[start of Information given]

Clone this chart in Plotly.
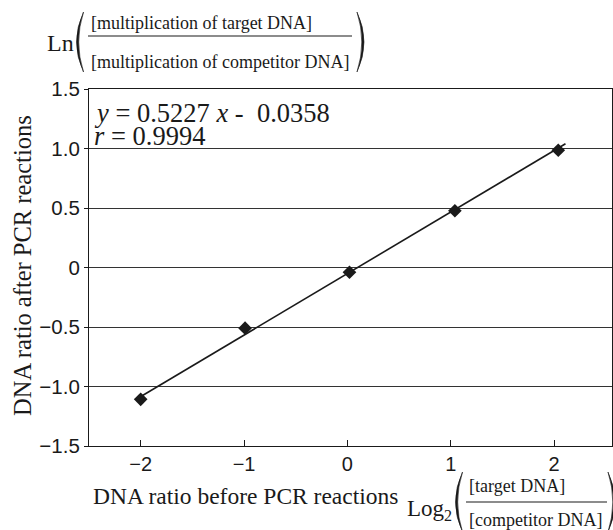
import plotly.graph_objects as go

# ---- data ----
x_ratio_before = [-2.0, -0.99, 0.02, 1.04, 2.04]
y_ratio_after = [-1.108, -0.51, -0.04, 0.477, 0.985]
fit_x = [-1.99, 2.11]
fit_y = [-1.08, 1.04]
x_tick_vals = [-2, -1, 0, 1, 2]
x_tick_text = ["\u22122", "\u22121", "0", "1", "2"]
y_tick_vals = [-1.5, -1.0, -0.5, 0, 0.5, 1.0, 1.5]
y_tick_text = ["\u22121.5", "\u22121.0", "\u22120.5", "0", "0.5", "1.0", "1.5"]
equation_text = "<i>y</i> = 0.5227 <i>x</i> -\u00a0 0.0358"
r_text = "<i>r</i> = 0.9994"
y_title = "DNA ratio after PCR reactions"
x_title = "DNA ratio before PCR reactions"

W, H = 613, 530
L, R, T, B = 89, 1, 89, 84
PW, PH = W - L - R, H - T - B

def px(xp):
    return (xp - L) / PW

def py(yp):
    return (H - B - yp) / PH

SERIF = "Liberation Serif"
SANS = "Liberation Sans"
INK = "#1a1a1a"

fig = go.Figure()
fig.add_trace(go.Scatter(x=fit_x, y=fit_y, mode="lines",
                         line=dict(color=INK, width=1.6), hoverinfo="skip"))
fig.add_trace(go.Scatter(x=x_ratio_before, y=y_ratio_after, mode="markers",
                         marker=dict(symbol="diamond", size=10.5, color=INK,
                                     line=dict(width=0))))

ann = []
def text(t, xp, yp, size, xanchor="left", yanchor="middle", font=SERIF, angle=0):
    ann.append(dict(text=t, x=px(xp), y=py(yp), xref="paper", yref="paper",
                    xanchor=xanchor, yanchor=yanchor, showarrow=False,
                    textangle=angle, borderpad=0,
                    font=dict(family=font, size=size, color=INK)))

text(equation_text, 93, 113, 26.5)
text(r_text, 93, 136, 26.5)
text(y_title, 22, 266, 24.5, xanchor="center", angle=-90)
text(x_title, 92, 496, 23.5)
# top fraction: Ln( ... )
text("Ln", 46, 43, 24)
text("[multiplication of target DNA]", 90, 23, 18)
text("[multiplication of competitor DNA]", 90, 62, 18)
# bottom fraction: Log2( ... )
text("Log<sub>2</sub>", 406, 510, 23)
text("[target DNA]", 468, 486, 18)
text("[competitor DNA]", 468, 520, 18)

shapes = []
def hline(x0, x1, y):
    shapes.append(dict(type="line", xref="paper", yref="paper",
                       x0=px(x0), x1=px(x1), y0=py(y), y1=py(y),
                       line=dict(color=INK, width=1.2)))

def paren(xe, xm, y0, y1, thick=2.2):
    # crescent-shaped parenthesis: ends at xe, belly at xm
    ym = (y0 + y1) / 2
    xm2 = xm + (thick if xm < xe else -thick)
    path = (f"M {px(xe)} {py(y0)} Q {px(2*xm - xe)} {py(ym)} {px(xe)} {py(y1)} "
            f"Q {px(2*xm2 - xe)} {py(ym)} {px(xe)} {py(y0)} Z")
    shapes.append(dict(type="path", xref="paper", yref="paper", path=path,
                       fillcolor=INK, line=dict(color=INK, width=0.6)))

hline(88, 352, 36)
paren(83.5, 76.5, 12, 72)
paren(357, 364, 12, 72)
hline(466, 607, 502)
paren(462.5, 455.5, 472, 532)
paren(608, 615, 472, 532)

fig.update_layout(
    width=W, height=H,
    margin=dict(l=L, r=R, t=T, b=B, autoexpand=False),
    paper_bgcolor="white", plot_bgcolor="white",
    showlegend=False,
    annotations=ann, shapes=shapes,
    xaxis=dict(range=[-2.5, 2.56], tickvals=x_tick_vals, ticktext=x_tick_text,
               ticks="inside", ticklen=6, tickcolor=INK, tickwidth=1,
               showline=True, linecolor=INK, linewidth=1.2, mirror=True,
               showgrid=False, zeroline=False,
               tickfont=dict(family=SANS, size=20, color=INK)),
    yaxis=dict(range=[-1.5, 1.5], tickvals=y_tick_vals, ticktext=y_tick_text,
               ticks="outside", ticklen=4, tickcolor=INK, tickwidth=1,
               showline=True, linecolor=INK, linewidth=1.2, mirror=True,
               showgrid=True, gridcolor="#333333", gridwidth=1.2,
               zeroline=False,
               tickfont=dict(family=SANS, size=20.5, color=INK)),
)

fig.write_html("out.html", config={"displayModeBar": False},
               post_script="document.body.style.margin='0';document.body.style.padding='0';")
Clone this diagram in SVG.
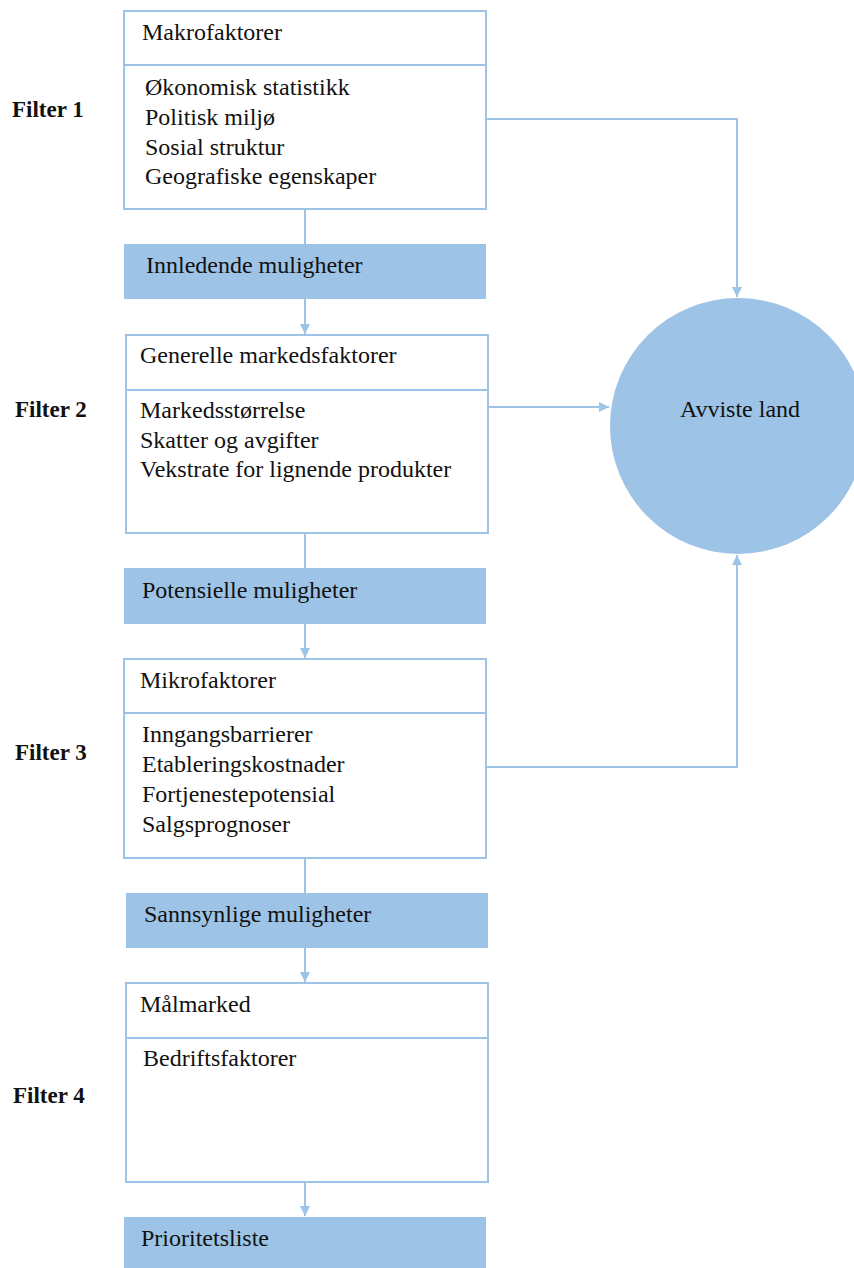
<svg xmlns="http://www.w3.org/2000/svg" width="854" height="1268" viewBox="0 0 854 1268">
<style>
.box{fill:#ffffff;stroke:#9dc3e6;stroke-width:2}
.bar{fill:#9dc3e6;stroke:none}
.div{stroke:#9dc3e6;stroke-width:2}
.con{fill:none;stroke:#9dc3e6;stroke-width:2}
.t{font-family:"Liberation Serif","Times New Roman",serif;font-size:24px;fill:#111111}
.f{font-family:"Liberation Serif","Times New Roman",serif;font-size:23px;font-weight:bold;fill:#111111}
</style>
<defs>
<marker id="ah" viewBox="0 0 10 10" refX="10" refY="5" markerWidth="5" markerHeight="5" orient="auto" markerUnits="strokeWidth">
<path d="M0,0 L10,5 L0,10 z" fill="#9dc3e6"/>
</marker>
</defs>
<rect width="854" height="1268" fill="#ffffff"/>
<g id="labels">
<text class="f" x="12" y="117">Filter 1</text>
<text class="f" x="15" y="417">Filter 2</text>
<text class="f" x="15" y="760">Filter 3</text>
<text class="f" x="13" y="1103">Filter 4</text>
</g>
<g id="connectors">
<line class="con" x1="305" y1="209" x2="305" y2="244"/>
<line class="con" x1="305" y1="299" x2="305" y2="334" marker-end="url(#ah)"/>
<line class="con" x1="305" y1="533" x2="305" y2="568"/>
<line class="con" x1="305" y1="624" x2="305" y2="658" marker-end="url(#ah)"/>
<line class="con" x1="305" y1="858" x2="305" y2="893"/>
<line class="con" x1="305" y1="948" x2="305" y2="982" marker-end="url(#ah)"/>
<line class="con" x1="305" y1="1182" x2="305" y2="1216" marker-end="url(#ah)"/>
<polyline class="con" points="486,119 737,119 737,297" marker-end="url(#ah)"/>
<line class="con" x1="488" y1="407" x2="609" y2="407" marker-end="url(#ah)"/>
<polyline class="con" points="486,767 737,767 737,555" marker-end="url(#ah)"/>
</g>
<g id="makrofaktorer">
<rect class="box" x="124" y="11" width="362" height="198"/>
<line class="div" x1="124" y1="65" x2="486" y2="65"/>
<text class="t" x="142" y="40">Makrofaktorer</text>
<text class="t" x="145" y="95">Økonomisk statistikk</text>
<text class="t" x="145" y="125">Politisk miljø</text>
<text class="t" x="145" y="155">Sosial struktur</text>
<text class="t" x="145" y="184">Geografiske egenskaper</text>
</g>
<g id="innledende">
<rect class="bar" x="124" y="244" width="362" height="55"/>
<text class="t" x="146" y="273">Innledende muligheter</text>
</g>
<g id="generelle">
<rect class="box" x="126" y="335" width="362" height="198"/>
<line class="div" x1="126" y1="390" x2="488" y2="390"/>
<text class="t" x="140" y="363">Generelle markedsfaktorer</text>
<text class="t" x="140" y="418">Markedsstørrelse</text>
<text class="t" x="140" y="448">Skatter og avgifter</text>
<text class="t" x="140" y="477">Vekstrate for lignende produkter</text>
</g>
<g id="potensielle">
<rect class="bar" x="124" y="568" width="362" height="56"/>
<text class="t" x="142" y="598">Potensielle muligheter</text>
</g>
<g id="mikrofaktorer">
<rect class="box" x="124" y="659" width="362" height="199"/>
<line class="div" x1="124" y1="713" x2="486" y2="713"/>
<text class="t" x="140" y="688">Mikrofaktorer</text>
<text class="t" x="142" y="742">Inngangsbarrierer</text>
<text class="t" x="142" y="772">Etableringskostnader</text>
<text class="t" x="142" y="802">Fortjenestepotensial</text>
<text class="t" x="142" y="832">Salgsprognoser</text>
</g>
<g id="sannsynlige">
<rect class="bar" x="126" y="893" width="362" height="55"/>
<text class="t" x="144" y="922">Sannsynlige muligheter</text>
</g>
<g id="malmarked">
<rect class="box" x="126" y="983" width="362" height="199"/>
<line class="div" x1="126" y1="1038" x2="488" y2="1038"/>
<text class="t" x="140" y="1012">Målmarked</text>
<text class="t" x="143" y="1066">Bedriftsfaktorer</text>
</g>
<g id="prioritetsliste">
<rect class="bar" x="124" y="1217" width="362" height="51"/>
<text class="t" x="141" y="1246">Prioritetsliste</text>
</g>
<g id="avviste">
<circle cx="738" cy="426" r="128" fill="#9dc3e6"/>
<text class="t" x="740" y="417" text-anchor="middle">Avviste land</text>
</g>
</svg>
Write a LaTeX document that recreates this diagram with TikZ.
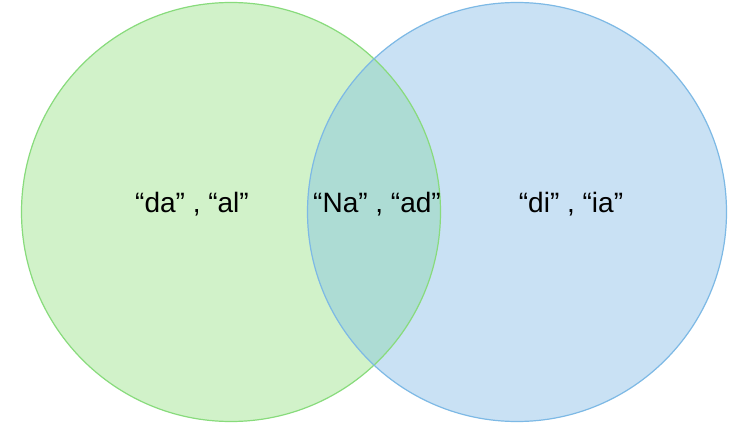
\documentclass[tikz,border=0pt]{standalone}
\usepackage{fontspec}
\setmainfont{Liberation Sans}
\definecolor{gfill}{HTML}{D1F2C9}
\definecolor{gline}{HTML}{88DB7C}
\definecolor{bfill}{HTML}{C9E1F4}
\definecolor{bline}{HTML}{7DB9E5}
\definecolor{mix}{HTML}{ADDCD4}
\tikzset{lbl/.style={font=\fontsize{28}{30}\selectfont, anchor=base, inner sep=0pt}}
\begin{document}
\begin{tikzpicture}[x=1pt,y=1pt]
\useasboundingbox (0,0) rectangle (751,426);
\fill[white] (0,0) rectangle (751,426);
\fill[gfill] (231,214) circle (209.5);
\fill[bfill] (517,214) circle (209.5);
\begin{scope}
\clip (231,214) circle (209.5);
\fill[mix] (517,214) circle (209.5);
\end{scope}
\draw[gline, line width=1.2pt] (231,214) circle (209.5);
\draw[bline, line width=1.2pt] (517,214) circle (209.5);
\node[lbl] (a) at (192,213) {“da” , “al”};
\node[lbl] (b) at (377,213) {“Na” , “ad”};
\node[lbl] (c) at (571,213) {“di” , “ia”};
\end{tikzpicture}
\end{document}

[end of Information given]

Copy nothing past the line containing "import plotly.graph_objects as go": reproduce every line from the start of the records up to it, skipping pictures.

◆ **Response to the exercise**
Clone this chart in Plotly.
import plotly.graph_objects as go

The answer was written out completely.